El valor de la curiosidad

Muchos atribuyen a la falta de cultura científica el que haya amplios sectores de la población que no aceptan que el clima esté cambiando y que ese fenómeno tenga su origen en la actividad humana. Creen, en consecuencia, que proporcionando una buena educación científica el cambio climático acabará siendo aceptado como un hecho real. Las cosas, como en tantas ocasiones, no parecen ser tan sencillas.

El psicólogo de la Universidad de Bristol (Reino Unido) Stephan Lewandosky ha observado que la actitud de una persona para con el cambio climático depende más de factores emocionales ligados a la ideología que de elementos racionales. Y Dan Kahan -psicólogo también, pero de la Universidad de Yale (EEUU)- ha comprobado que cuanto mayor es el conocimiento científico de una persona más firme es la postura, sea a favor o sea en contra, que mantiene en esa controversia. De hecho, quienes saben manejar información científica suelen elaborar buenos argumentos a favor de sus ideas, a la vez que ignoran los contrarios. Al parecer, la culpa la tiene el llamado “razonamiento motivado”, fenómeno que está en la base de las paradojas que consisten en ignorar las pruebas que respaldan hechos contrastados, mientras se asumen como tales datos anecdóticos que respaldan la posición que mejor se acomoda a nuestros deseos y visión de la realidad.

El razonamiento motivado surte unos efectos tan poderosos que personas capaces de interpretar correctamente información estadística compleja sobre cuestiones variadas, pierden tal capacidad cuando lo que han de considerar son hechos o datos con implicaciones ideológicas. Si a las consecuencias del razonamiento motivado añadimos la influencia de las redes sociales de internet, por la ausencia de filtros de calidad al flujo de información y por su efecto de caja de resonancia de las ideas con las que más nos identificamos, la receta de la posverdad está servida.
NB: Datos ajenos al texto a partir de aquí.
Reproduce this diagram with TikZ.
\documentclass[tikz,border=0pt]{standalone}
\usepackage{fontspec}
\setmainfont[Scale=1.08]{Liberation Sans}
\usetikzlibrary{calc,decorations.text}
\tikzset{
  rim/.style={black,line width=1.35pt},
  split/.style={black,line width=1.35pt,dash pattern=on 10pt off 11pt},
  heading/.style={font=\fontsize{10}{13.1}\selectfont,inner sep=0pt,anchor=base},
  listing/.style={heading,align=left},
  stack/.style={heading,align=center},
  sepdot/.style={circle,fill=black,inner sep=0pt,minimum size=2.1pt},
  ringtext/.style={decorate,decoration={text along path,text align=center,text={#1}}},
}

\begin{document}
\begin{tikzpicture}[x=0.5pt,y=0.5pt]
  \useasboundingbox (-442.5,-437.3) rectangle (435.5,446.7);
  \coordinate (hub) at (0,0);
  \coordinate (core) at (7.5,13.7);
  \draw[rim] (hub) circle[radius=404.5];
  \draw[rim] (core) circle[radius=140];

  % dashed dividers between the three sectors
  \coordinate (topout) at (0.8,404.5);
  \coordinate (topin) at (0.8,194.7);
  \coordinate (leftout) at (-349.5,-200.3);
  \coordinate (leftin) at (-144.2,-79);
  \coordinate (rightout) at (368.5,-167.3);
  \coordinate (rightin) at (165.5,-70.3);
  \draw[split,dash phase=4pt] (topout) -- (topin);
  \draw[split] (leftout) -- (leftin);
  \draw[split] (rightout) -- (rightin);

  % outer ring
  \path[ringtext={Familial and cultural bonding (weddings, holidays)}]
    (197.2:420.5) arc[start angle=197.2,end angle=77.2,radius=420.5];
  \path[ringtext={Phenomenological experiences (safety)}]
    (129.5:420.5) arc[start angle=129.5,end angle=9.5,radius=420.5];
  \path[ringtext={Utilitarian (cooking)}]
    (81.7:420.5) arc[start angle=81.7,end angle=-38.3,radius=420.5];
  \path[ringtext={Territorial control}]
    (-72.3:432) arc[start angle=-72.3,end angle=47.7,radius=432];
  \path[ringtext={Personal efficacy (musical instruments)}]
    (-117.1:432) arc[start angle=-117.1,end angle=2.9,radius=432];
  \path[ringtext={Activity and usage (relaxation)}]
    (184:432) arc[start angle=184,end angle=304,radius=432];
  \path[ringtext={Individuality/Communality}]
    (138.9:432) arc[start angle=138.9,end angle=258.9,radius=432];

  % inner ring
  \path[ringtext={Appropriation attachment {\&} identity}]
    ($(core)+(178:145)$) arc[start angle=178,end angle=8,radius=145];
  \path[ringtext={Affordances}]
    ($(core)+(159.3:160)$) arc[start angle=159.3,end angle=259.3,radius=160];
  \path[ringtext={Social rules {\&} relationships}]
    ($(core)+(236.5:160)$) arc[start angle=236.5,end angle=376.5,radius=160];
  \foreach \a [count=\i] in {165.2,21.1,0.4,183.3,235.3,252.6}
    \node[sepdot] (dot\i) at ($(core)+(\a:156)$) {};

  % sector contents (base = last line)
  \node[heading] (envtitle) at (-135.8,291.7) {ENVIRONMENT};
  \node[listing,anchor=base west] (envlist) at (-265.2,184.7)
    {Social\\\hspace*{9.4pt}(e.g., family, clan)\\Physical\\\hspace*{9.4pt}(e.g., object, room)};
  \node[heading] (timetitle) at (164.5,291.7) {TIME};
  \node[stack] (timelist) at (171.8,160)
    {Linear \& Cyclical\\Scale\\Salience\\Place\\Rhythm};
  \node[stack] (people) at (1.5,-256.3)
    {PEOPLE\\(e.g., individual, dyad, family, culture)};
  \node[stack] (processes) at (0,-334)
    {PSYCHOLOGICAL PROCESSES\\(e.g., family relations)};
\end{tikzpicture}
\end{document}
En los ejemplos anteriores me he referido a sesgos característicos de perfiles ideológicos conservadores. Pero quienes se consideran a sí mismos progresistas tampoco están a salvo de los efectos del razonamiento motivado. Muchos lo ponen en práctica, por ejemplo, a la hora de evaluar cuestiones tales como los (supuestos) efectos sobre la salud de las radiaciones electromagnéticas de telefonía móvil o redes wi-fi, o los de las plantas transgénicas y del consumo de alimentos procedentes de esas plantas. Y además de las de carácter político, también hay motivaciones ideológicas con otras bases, por supuesto, como la religiosa.

Es fácil caer en la tentación fatalista y aceptar que es inevitable sufrir las consecuencias del razonamiento motivado y, por lo tanto, que estamos condenados, en un futuro de duración incierta, a convivir con la posverdad. Pero eso sería socialmente suicida, pues solo debates basados en datos contrastados pueden ser verdaderamente democráticos y útiles, condición necesaria para el progreso social. La clave está, quizás, en la formación que se dé a los niños y niñas de hoy y de mañana, una formación que debería servir para hacerlos más conscientes del peligro que entraña una comunicación de masas sin mediaciones, de la influencia de los sesgos, y del efecto de las emociones en nuestra capacidad para aprehender la realidad.

En medio de ese panorama, Dan Kahan también ha observado algo alentador: que las personas con curiosidad científica, sea cual sea su orientación ideológica, tienden a aceptar con facilidad hechos contrastados y, lo que es más importante, están más dispuestas a recurrir a fuentes diversas para informarse. El psicólogo norteamericano cree, por ello, que una clave para superar la posverdad puede radicar, precisamente, en la capacidad para cultivar la curiosidad en las generaciones más jóvenes.